Praxis Community Church is still a small growing body of believers that has been so blessed by Mayfield Road baptist Church. The Lord has called us to minister to the East Side of Arlington. In our short existence, 4 1/2 months, we have grown more than I thought. I remember in our early days, we had on a Sunday an average of 12-17 people. It was our church and the Lord began to open our eyes to a hurting world and everytime we saw a need, we met it with no hope in a return that they'd join us. We simply wanted to share what Christ had shared with us. Over the last few months, we have grown quicker than we had imagined with a majority of our people experiencing church and Jesus for the first time. Praise God. We are hearing stories from our people who have never served the community and are now experiencing it's life changing power in their lives.
Praxis is God's church. It's His idea. It's His place that He has called into existence to serve a small portion of this hurting world. Today, I sat in church tearing up at what He has done. The best part of this for me isn't what He's doing on the East side of Arlington or even in the people He's changing in our own congregation...it's what He's done in me. I thought I knew a lot. I thought I had a lot of things figured out. But I realized early on in this that I didn't. While I professed with my mouth I trusted Him often in the past, I have learned over the last few months what that really looked like. More importantly, I have learned to trust in the workings of the Holy Spirit in ways that I never had before.

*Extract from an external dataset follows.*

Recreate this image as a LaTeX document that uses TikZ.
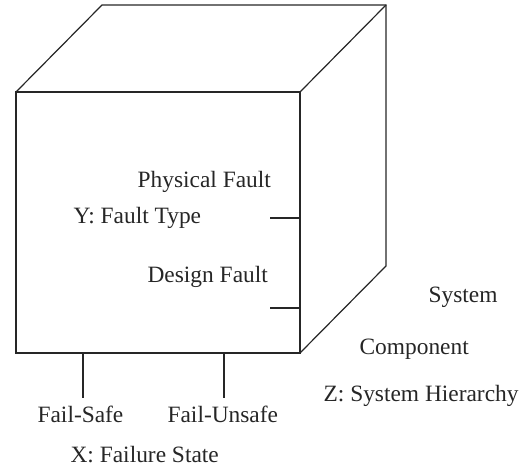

I don't know what all the Lord will do in Praxis over the next few months or years. What I do know is that the Lord is good. I have said that many times over the course of my believing years, but I now say that from a different place. In the past, I would say the Lord is good when good things happened to me or my family. Planting Praxis was one of the hardest seasons I have endured in my life. Coming out of that, I wanna shout He is good! He's better than anything or anyone! And the reality is, the beauty of this is, He's all those things and more not because of me or how I am feeling but because I see Him changing lives of people in ways I never knew were possible. Getting to watch so many learn about Christ and fall in love with Him, makes it all worth it.
And I'd do it all over again if I had to because He's worth it.